Die Staatsanwaltschaft teilte einige Zeit später mit, das Verfahren sei eingestellt, weil der Schütze 13 Jahre alt war.
Es war ein unerfreuliches Urlaubserlebnis mit jetzt noch mal höchst unerfreulichen Folgen.
Ich lege weiter Wert auf den Schutz meiner Privatsphäre vor allem, wenn auch andere mir nahe stehende Menschen betroffen sind.

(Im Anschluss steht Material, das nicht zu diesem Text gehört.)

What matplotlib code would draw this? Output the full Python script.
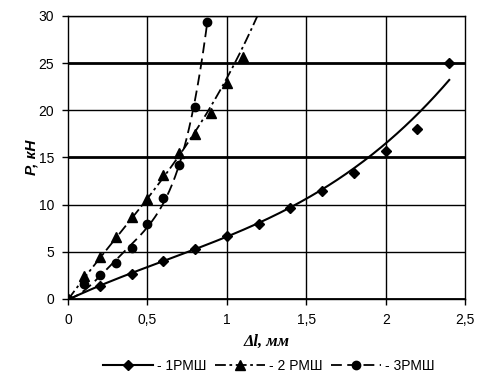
import numpy as np
import matplotlib
matplotlib.use("Agg")
import matplotlib.pyplot as plt
from matplotlib.lines import Line2D

plt.rcParams['font.family'] = ['Liberation Sans', 'DejaVu Sans']

# series 1 (1РМШ) measured points
x1 = [0, 0.2, 0.4, 0.6, 0.8, 1.0, 1.2, 1.4, 1.6, 1.8, 2.0, 2.2, 2.4]
y1 = [0, 1.4, 2.7, 4.0, 5.3, 6.7, 8.0, 9.6, 11.5, 13.4, 15.7, 18.0, 25.0]
# series 2 (2 РМШ)
x2 = [0, 0.1, 0.2, 0.3, 0.4, 0.5, 0.6, 0.7, 0.8, 0.9, 1.0, 1.1]
y2 = [0, 2.4, 4.5, 6.6, 8.7, 10.6, 13.1, 15.5, 17.5, 19.7, 22.9, 25.6]
# series 3 (3РМШ)
x3 = [0, 0.1, 0.2, 0.3, 0.4, 0.5, 0.6, 0.7, 0.8, 0.875]
y3 = [0, 1.6, 2.5, 3.8, 5.4, 8.0, 10.7, 14.2, 20.4, 29.4]

# trend curves
t1x = [0, 0.4, 0.8, 1.2, 1.6, 1.8, 2.0, 2.2, 2.4]
t1y = [0, 2.6, 5.3, 8.1, 11.8, 13.9, 16.3, 19.4, 23.4]
t2x = [0, 0.2, 0.4, 0.6, 0.8, 1.0, 1.19]
t2y = [0, 4.2, 8.5, 13.0, 17.8, 23.2, 30.0]
t3x = [0, 0.2, 0.4, 0.5, 0.6, 0.7, 0.8, 0.875]
t3y = [0, 2.6, 5.4, 7.6, 10.5, 14.5, 20.5, 29.4]

labels = ['- 1РМШ', '- 2 РМШ', '- 3РМШ']
xticks = [0, 0.5, 1, 1.5, 2, 2.5]
xtick_labels = ['0', '0,5', '1', '1,5', '2', '2,5']
yticks = [0, 5, 10, 15, 20, 25, 30]


def smooth(x, y, deg, x_end):
    c = np.polyfit(x, y, deg)
    xs = np.linspace(0, x_end, 300)
    return xs, np.polyval(c, xs)


fig = plt.figure(figsize=(4.8, 3.87), dpi=100)
ax = fig.add_axes([0.1417, 0.2274, 0.8273, 0.7313])

for yv in yticks:
    lw = 2.0 if yv in (0, 15, 25) else 1.0
    ax.axhline(yv, color='black', lw=lw, zorder=1)
for xv in xticks[1:-1]:
    ax.axvline(xv, color='black', lw=1.0, zorder=1)

dash2 = (6, 2, 1.5, 2)
dash3 = (6, 3)

tx, ty = smooth(t1x, t1y, 3, 2.4)
ax.plot(tx, ty, color='black', lw=1.5, zorder=3)
ax.plot(x1, y1, 'D', color='black', ms=5, zorder=4)

tx, ty = smooth(t2x, t2y, 3, 1.2)
ax.plot(tx, ty, color='black', lw=1.3, dashes=dash2, zorder=3)
ax.plot(x2, y2, '^', color='black', ms=7, zorder=4)

tx, ty = smooth(t3x, t3y, 4, 0.88)
ax.plot(tx, ty, color='black', lw=1.3, dashes=dash3, zorder=3)
ax.plot(x3, y3, 'o', color='black', ms=6, zorder=4)

ax.set_xlim(0, 2.5)
ax.set_ylim(0, 30)
ax.set_xticks(xticks)
ax.set_xticklabels(xtick_labels)
ax.set_yticks(yticks)
ax.tick_params(direction='out', length=4, width=1, labelsize=10, color='black', pad=6)
for s in ax.spines.values():
    s.set_linewidth(1.0)
    s.set_color('black')

ax.set_xlabel('Δl, мм', fontsize=12, fontweight='bold', fontstyle='italic',
              family='Liberation Serif', labelpad=5)
ax.set_ylabel('P, кН', fontsize=11, fontweight='bold', fontstyle='italic', labelpad=0)

handles = [
    Line2D([], [], color='black', lw=1.5, marker='D', ms=5),
    Line2D([], [], color='black', lw=1.3, dashes=dash2, marker='^', ms=7),
    Line2D([], [], color='black', lw=1.3, dashes=dash3, marker='o', ms=6),
]
fig.legend(handles, labels, loc='center', bbox_to_anchor=(0.56, 0.055), ncol=3,
           frameon=False, fontsize=10, handlelength=3.6, columnspacing=0.6, handletextpad=0.3)

fig.savefig('out.png', dpi=100)
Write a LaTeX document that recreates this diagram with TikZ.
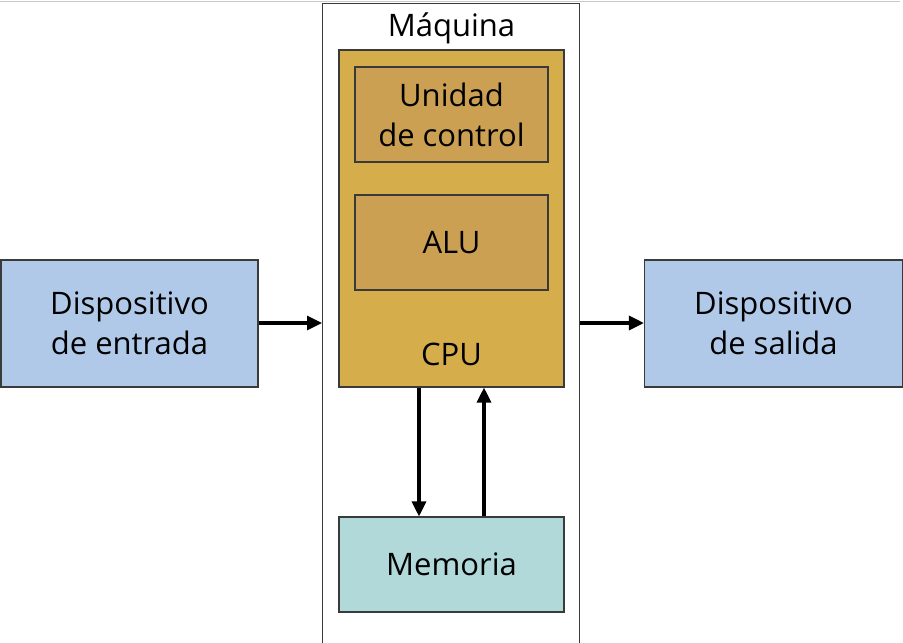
\documentclass[tikz,border=0pt]{standalone}
\usepackage{fontspec}
\setmainfont{Open Sans}
\usetikzlibrary{arrows.meta}
\definecolor{iobox}{HTML}{B1C9E8}
\definecolor{cpubox}{HTML}{D5AD4B}
\definecolor{innerbox}{HTML}{CBA052}
\definecolor{membox}{HTML}{B1D9D9}
\definecolor{edge}{HTML}{3A3A3A}
\tikzset{
  blk/.style={draw=edge, line width=1.1pt, inner sep=0pt, align=center,
    font=\fontsize{31}{40}\selectfont},
  lbl/.style={inner sep=0pt, font=\fontsize{31}{40}\selectfont},
  flow/.style={line width=3.2pt, -{Triangle[length=15pt,width=14pt]}}
}
\begin{document}
\begin{tikzpicture}[x=1pt,y=-1pt]
\useasboundingbox (0,0) rectangle (903,643);
\clip (0,0) rectangle (903,643);
\fill[white] (0,0) rectangle (903,643);
\draw[line width=1.4pt, draw={rgb,255:red,200;green,200;blue,200}] (0,1.2) -- (900,1.2);
\node[draw=edge, line width=1.1pt, minimum width=257pt, minimum height=700pt, inner sep=0pt, anchor=north west] (maquina) at (322,3) {};
\node[lbl, anchor=base] (mlabel) at (451.5,36) {Máquina};
\node[blk, fill=cpubox, minimum width=225pt, minimum height=337pt] (cpu) at (451.5,218.5) {};
\node[blk, fill=innerbox, minimum width=193pt, minimum height=95pt] (uc) at (451.5,114.5) {Unidad\\de control};
\node[blk, fill=innerbox, minimum width=193pt, minimum height=95pt] (alu) at (451.5,242.5) {ALU};
\node[lbl, anchor=base] (cpulabel) at (451.5,365) {CPU};
\node[blk, fill=membox, minimum width=225pt, minimum height=95pt] (mem) at (451.5,564.5) {Memoria};
\node[blk, fill=iobox, minimum width=257pt, minimum height=127pt] (entrada) at (129.5,323.5) {Dispositivo\\de entrada};
\node[blk, fill=iobox, minimum width=258pt, minimum height=127pt] (salida) at (773.5,323.5) {Dispositivo\\de salida};
\draw[flow] ([yshift=0.5pt]entrada.east) -- ([yshift=0.5pt]entrada.east -| maquina.west);
\draw[flow] ([yshift=0.5pt]salida.west -| maquina.east) -- ([yshift=0.5pt]salida.west);
\draw[flow] ([xshift=-32.5pt]cpu.south) -- ([xshift=-32.5pt]mem.north);
\draw[flow] ([xshift=32.5pt]mem.north) -- ([xshift=32.5pt]cpu.south);
\end{tikzpicture}
\end{document}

Zum Lachen war mir nach dem Zwillenschuß am See nun wirklich nicht. Daß Schüsse mit den harten Presskugeln ins Gesicht gefährlich sind, dürfte doch nicht mehr streitig sein. Ich habe ja durchaus mit den Jungs geredet, aber sie haben nicht akzeptiert, daß ihr Tun auch dann falsch ist, wenn ein Badeverbot bestand. Wir haben es deshalb für richtig gehalten, daß dem Schützen dies nochmal von einer neutralen Person klargemacht wird. Deshalb sind wir sofort danach – nicht nach 2 Tagen – zum Jugendamt gefahren – Es ging doch nicht um Bestrafung sondern dort ein erzieherisches Gespräch zu führen.